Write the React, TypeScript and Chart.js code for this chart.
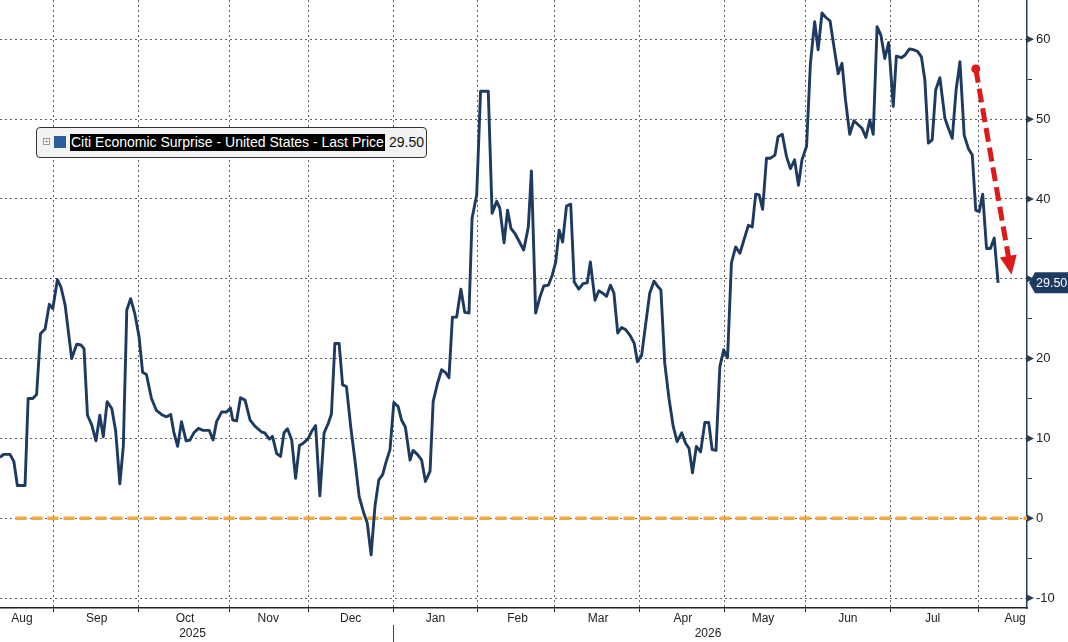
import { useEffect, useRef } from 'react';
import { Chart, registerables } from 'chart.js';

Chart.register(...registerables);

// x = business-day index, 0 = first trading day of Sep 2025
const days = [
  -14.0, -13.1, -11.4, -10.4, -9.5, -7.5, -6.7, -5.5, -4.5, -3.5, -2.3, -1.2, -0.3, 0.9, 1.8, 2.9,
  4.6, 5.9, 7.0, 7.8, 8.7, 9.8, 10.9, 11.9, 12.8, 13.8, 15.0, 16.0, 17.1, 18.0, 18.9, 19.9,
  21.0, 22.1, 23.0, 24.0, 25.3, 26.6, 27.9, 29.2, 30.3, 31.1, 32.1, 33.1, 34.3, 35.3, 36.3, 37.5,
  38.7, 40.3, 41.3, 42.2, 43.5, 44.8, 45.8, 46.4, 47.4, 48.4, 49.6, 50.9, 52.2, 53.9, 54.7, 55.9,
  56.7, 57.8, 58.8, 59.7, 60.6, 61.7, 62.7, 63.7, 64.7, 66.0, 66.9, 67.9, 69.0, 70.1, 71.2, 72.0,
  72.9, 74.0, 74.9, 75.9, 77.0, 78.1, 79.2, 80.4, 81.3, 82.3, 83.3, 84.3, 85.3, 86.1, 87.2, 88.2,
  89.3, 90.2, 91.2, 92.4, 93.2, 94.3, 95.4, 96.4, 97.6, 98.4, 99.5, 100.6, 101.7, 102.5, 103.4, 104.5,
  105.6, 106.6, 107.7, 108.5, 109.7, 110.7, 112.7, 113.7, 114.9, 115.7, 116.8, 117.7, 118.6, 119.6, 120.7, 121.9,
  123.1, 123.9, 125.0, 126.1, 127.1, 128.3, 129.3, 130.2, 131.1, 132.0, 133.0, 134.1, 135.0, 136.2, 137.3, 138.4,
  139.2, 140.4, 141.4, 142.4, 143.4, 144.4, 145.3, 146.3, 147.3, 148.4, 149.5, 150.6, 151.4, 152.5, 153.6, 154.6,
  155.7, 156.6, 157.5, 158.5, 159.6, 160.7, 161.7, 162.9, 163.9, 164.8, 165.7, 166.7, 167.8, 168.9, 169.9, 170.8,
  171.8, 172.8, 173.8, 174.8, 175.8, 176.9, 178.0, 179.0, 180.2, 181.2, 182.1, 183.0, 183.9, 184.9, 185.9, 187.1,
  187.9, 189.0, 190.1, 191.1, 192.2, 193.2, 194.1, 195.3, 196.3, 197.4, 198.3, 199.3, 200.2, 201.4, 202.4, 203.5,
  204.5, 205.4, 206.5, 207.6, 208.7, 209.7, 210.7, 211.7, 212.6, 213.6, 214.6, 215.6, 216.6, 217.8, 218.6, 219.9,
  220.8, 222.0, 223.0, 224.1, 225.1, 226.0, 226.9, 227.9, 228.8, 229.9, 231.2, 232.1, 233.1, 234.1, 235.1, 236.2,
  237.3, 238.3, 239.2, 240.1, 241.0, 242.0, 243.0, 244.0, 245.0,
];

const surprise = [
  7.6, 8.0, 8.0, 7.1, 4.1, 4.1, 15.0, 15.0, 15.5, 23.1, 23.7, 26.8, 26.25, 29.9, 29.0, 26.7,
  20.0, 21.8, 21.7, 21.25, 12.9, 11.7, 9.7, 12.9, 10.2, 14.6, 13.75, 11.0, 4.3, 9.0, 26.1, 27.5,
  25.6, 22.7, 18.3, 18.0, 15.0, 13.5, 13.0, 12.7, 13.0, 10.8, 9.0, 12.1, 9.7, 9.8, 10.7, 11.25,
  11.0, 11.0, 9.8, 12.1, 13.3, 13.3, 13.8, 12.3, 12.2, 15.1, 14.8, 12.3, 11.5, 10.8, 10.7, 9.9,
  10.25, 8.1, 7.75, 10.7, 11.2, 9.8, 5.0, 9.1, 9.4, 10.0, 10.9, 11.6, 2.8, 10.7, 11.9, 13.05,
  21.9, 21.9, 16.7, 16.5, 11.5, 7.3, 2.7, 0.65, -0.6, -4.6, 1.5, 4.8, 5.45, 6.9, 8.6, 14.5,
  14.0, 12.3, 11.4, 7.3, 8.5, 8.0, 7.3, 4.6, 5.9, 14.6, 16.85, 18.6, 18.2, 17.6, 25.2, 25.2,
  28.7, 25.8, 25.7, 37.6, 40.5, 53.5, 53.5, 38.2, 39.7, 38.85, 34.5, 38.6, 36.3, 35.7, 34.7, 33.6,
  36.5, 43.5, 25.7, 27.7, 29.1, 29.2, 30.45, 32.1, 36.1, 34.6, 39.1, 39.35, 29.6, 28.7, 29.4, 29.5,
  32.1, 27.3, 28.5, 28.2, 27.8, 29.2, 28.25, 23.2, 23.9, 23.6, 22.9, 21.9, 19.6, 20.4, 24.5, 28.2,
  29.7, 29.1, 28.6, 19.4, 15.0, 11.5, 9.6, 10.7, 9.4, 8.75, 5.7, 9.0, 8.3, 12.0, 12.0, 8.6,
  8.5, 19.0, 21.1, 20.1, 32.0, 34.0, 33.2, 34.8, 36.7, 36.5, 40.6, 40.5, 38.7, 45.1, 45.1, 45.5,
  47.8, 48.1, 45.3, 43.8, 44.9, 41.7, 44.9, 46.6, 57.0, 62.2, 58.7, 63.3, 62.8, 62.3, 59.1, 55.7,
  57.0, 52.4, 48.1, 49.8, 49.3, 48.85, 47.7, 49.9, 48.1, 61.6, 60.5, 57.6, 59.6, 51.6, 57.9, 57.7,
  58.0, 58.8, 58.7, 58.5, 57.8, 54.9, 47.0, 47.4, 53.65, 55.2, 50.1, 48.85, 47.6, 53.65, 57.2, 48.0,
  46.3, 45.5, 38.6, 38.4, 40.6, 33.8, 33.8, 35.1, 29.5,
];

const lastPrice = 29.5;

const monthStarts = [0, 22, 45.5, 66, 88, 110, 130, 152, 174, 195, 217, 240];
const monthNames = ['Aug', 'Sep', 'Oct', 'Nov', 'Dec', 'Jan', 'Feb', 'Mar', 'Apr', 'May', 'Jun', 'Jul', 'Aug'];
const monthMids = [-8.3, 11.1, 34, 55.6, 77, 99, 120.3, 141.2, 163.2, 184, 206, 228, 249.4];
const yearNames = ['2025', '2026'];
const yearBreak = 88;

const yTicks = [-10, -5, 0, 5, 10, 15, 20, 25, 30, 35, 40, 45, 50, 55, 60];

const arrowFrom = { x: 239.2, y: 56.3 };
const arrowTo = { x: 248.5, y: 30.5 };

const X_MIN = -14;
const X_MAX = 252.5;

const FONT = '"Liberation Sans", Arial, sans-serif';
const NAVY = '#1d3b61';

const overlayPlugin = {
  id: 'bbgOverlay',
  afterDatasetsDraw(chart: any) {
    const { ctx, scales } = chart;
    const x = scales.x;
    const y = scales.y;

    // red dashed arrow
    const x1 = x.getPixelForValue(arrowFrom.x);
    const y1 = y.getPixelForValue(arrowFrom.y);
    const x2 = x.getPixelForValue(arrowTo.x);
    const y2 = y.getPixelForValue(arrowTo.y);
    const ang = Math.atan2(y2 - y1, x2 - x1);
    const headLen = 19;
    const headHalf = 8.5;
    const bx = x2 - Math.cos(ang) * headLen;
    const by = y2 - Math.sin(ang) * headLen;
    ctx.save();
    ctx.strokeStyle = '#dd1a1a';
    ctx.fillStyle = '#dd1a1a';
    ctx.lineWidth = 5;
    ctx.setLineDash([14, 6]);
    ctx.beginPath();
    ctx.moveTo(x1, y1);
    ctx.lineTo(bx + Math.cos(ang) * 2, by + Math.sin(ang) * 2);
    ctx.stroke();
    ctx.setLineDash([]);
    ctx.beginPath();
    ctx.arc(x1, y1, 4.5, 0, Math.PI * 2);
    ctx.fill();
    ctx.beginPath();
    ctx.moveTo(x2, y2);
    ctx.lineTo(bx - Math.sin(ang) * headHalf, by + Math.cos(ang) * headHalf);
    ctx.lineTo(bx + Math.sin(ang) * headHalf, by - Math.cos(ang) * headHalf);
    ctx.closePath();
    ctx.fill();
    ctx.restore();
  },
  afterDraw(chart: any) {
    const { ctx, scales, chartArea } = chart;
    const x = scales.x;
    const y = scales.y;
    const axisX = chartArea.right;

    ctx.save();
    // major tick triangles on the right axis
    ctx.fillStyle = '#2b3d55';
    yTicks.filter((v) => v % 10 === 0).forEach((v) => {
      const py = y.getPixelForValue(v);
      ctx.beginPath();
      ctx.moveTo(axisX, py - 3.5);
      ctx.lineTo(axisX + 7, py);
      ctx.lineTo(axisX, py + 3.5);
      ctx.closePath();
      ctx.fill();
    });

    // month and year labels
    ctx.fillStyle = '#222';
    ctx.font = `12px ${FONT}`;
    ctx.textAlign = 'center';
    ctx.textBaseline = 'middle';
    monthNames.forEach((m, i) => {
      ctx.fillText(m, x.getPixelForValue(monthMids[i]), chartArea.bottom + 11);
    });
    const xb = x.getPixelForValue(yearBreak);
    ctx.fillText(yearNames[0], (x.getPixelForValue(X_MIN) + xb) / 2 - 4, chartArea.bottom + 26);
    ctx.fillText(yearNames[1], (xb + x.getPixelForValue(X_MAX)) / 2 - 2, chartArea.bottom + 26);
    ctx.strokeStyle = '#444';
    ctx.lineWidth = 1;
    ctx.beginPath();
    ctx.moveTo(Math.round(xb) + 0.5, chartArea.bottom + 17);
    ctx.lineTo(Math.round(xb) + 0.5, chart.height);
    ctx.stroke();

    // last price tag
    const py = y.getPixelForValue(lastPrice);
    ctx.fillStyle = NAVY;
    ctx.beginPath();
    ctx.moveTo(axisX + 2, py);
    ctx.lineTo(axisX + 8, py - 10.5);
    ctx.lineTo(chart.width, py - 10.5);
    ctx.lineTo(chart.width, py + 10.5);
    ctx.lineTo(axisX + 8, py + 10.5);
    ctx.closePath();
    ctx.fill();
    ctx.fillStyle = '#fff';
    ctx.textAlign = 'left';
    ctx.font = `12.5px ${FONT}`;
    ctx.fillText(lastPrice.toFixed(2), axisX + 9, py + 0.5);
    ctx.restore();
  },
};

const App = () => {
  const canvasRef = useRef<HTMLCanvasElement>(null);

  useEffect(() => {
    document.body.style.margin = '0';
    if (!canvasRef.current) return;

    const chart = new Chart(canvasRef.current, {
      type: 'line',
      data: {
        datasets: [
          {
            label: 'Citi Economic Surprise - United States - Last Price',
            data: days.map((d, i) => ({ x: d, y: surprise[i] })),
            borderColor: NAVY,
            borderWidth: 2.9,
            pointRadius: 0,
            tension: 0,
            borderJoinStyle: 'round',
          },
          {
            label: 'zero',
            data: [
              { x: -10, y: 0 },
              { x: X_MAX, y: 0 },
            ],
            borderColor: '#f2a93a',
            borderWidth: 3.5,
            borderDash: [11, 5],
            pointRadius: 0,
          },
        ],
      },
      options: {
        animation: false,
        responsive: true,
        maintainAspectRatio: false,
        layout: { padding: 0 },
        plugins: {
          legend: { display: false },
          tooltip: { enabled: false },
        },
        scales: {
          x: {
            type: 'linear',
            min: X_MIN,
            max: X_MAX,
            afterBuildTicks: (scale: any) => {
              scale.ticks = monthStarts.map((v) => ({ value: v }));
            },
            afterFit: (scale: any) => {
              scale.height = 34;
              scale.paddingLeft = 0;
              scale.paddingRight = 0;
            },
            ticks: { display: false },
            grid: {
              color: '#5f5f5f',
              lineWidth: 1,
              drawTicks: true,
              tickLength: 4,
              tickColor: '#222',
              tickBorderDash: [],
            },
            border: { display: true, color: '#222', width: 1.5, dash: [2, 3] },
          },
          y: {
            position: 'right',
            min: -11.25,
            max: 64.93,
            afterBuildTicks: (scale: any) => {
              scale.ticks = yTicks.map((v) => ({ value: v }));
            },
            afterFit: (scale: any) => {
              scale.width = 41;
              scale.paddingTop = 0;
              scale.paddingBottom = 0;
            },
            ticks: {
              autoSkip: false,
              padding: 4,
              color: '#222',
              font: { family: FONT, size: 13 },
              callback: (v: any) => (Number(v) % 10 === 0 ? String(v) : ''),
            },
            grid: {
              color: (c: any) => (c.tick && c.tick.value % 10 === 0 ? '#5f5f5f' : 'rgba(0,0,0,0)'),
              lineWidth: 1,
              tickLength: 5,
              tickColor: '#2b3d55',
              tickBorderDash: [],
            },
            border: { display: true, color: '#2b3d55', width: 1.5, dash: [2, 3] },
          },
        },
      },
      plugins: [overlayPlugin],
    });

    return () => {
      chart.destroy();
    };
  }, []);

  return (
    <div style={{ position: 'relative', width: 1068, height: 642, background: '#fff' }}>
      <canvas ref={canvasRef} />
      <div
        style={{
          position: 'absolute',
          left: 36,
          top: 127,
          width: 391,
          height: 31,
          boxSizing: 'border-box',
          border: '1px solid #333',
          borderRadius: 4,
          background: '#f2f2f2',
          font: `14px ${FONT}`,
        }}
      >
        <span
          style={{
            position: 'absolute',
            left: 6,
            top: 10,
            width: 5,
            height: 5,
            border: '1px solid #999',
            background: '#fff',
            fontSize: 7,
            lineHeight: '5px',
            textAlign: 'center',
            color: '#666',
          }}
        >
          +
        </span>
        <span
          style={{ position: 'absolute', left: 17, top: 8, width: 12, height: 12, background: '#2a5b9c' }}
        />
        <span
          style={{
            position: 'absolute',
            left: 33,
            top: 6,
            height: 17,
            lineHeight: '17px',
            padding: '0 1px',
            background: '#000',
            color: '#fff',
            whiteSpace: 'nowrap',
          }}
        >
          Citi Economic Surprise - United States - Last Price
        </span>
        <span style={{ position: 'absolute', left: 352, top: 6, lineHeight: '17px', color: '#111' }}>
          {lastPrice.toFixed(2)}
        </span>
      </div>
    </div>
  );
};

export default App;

...

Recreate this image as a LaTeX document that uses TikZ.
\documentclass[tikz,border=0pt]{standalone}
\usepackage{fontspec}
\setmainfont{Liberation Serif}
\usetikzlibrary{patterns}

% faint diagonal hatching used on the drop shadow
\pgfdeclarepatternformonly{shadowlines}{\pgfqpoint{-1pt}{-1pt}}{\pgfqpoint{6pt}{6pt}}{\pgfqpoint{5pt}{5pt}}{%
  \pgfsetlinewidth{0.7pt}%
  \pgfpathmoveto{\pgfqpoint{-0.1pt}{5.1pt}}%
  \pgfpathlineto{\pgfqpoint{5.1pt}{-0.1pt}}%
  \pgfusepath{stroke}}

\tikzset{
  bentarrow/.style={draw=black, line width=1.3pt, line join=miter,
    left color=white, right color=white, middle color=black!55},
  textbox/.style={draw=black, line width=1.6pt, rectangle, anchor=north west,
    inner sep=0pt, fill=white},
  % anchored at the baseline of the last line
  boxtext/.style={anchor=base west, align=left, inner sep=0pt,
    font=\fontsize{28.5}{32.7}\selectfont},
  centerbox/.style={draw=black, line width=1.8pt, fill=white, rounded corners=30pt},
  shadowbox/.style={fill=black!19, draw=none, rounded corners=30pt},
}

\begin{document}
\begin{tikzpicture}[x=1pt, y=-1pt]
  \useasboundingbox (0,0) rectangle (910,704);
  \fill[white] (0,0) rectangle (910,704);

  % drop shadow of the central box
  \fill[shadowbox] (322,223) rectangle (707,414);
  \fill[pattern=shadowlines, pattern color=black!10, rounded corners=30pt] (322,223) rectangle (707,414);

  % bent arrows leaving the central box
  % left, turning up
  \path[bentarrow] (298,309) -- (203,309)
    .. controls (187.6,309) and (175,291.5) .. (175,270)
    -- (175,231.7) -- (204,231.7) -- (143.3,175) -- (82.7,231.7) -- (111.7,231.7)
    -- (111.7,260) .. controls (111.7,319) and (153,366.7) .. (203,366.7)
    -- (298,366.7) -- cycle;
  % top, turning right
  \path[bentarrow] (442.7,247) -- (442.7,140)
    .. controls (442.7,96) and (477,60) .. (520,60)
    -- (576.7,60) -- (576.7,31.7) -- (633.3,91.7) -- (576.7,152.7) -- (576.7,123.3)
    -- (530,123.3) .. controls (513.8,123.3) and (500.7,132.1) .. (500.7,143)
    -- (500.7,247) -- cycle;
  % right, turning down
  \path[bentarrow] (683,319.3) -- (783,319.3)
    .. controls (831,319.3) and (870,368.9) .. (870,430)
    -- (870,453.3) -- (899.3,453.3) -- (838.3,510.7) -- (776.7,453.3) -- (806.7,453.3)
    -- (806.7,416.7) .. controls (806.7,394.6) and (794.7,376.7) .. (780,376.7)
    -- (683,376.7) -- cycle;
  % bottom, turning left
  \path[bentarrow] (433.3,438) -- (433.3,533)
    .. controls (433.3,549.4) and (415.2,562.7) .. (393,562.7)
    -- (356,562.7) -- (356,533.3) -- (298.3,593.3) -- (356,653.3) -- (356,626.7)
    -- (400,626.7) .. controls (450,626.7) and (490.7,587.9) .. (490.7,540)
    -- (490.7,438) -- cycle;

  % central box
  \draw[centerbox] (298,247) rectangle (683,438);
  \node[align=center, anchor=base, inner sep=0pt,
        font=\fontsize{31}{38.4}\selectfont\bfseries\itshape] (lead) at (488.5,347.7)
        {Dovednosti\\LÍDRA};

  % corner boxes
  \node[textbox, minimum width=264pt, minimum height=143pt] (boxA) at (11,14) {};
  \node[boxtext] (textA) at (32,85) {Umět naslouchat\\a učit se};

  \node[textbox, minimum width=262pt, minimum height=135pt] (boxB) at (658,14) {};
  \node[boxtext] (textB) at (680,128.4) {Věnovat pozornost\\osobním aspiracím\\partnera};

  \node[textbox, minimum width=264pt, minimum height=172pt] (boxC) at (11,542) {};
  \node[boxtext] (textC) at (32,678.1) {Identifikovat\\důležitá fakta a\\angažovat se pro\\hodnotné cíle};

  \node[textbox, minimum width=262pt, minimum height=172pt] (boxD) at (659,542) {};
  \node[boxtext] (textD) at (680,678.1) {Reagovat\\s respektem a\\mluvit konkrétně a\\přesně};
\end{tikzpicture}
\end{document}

---

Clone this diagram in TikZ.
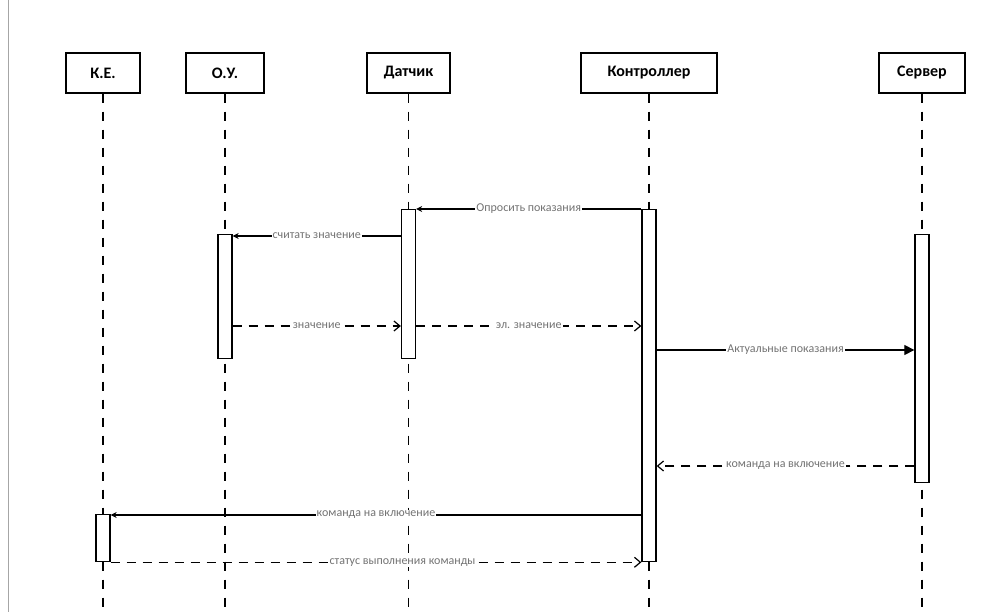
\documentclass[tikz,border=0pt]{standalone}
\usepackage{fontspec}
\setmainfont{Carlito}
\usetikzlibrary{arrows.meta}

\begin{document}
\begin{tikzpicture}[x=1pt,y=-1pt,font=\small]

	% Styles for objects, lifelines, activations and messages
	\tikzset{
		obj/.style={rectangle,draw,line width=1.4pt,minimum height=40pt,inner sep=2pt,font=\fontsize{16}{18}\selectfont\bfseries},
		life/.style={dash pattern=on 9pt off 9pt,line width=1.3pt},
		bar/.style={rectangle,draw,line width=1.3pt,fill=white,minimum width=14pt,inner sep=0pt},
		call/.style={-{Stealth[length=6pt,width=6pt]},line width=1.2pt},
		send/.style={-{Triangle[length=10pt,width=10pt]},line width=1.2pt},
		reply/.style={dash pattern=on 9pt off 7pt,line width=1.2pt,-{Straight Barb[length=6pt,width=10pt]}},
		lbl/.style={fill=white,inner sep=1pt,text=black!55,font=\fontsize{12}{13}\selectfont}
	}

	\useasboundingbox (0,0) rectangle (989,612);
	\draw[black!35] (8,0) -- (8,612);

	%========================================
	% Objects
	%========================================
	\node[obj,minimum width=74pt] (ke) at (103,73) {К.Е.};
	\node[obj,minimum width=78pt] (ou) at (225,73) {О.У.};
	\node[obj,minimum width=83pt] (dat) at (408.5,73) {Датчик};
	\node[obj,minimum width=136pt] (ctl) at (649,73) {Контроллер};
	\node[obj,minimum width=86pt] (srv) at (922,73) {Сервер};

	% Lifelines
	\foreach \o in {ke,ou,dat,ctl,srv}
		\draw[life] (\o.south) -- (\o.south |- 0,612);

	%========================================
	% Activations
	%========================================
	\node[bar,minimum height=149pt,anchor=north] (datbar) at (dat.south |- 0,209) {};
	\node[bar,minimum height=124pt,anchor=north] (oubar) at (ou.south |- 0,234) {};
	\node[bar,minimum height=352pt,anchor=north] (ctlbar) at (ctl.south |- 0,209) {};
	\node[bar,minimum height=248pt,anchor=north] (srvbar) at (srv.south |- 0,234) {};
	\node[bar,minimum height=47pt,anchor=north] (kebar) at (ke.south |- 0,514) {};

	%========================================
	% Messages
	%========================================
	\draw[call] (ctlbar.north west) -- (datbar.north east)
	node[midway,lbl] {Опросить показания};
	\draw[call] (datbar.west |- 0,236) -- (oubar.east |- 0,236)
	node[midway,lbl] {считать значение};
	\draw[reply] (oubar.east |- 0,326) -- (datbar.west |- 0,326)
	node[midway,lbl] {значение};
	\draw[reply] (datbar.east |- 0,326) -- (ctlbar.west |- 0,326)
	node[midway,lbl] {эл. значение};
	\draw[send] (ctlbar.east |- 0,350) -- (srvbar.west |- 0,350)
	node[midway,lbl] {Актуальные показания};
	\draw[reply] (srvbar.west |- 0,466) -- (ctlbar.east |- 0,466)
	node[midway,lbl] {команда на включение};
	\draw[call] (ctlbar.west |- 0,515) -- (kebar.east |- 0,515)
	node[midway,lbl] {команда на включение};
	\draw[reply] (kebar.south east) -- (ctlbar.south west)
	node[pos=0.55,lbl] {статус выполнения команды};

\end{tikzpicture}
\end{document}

Problem requirements
What lines above run from the one with "Write the React, TypeScript" to the one with "Chart.register(...registerables);"? Give them again exactly, ends included, and leave the pictures out.

Expected answer
Write the React, TypeScript and Chart.js code for this chart.
import { useEffect, useRef } from 'react';
import { Chart, registerables } from 'chart.js';

Chart.register(...registerables);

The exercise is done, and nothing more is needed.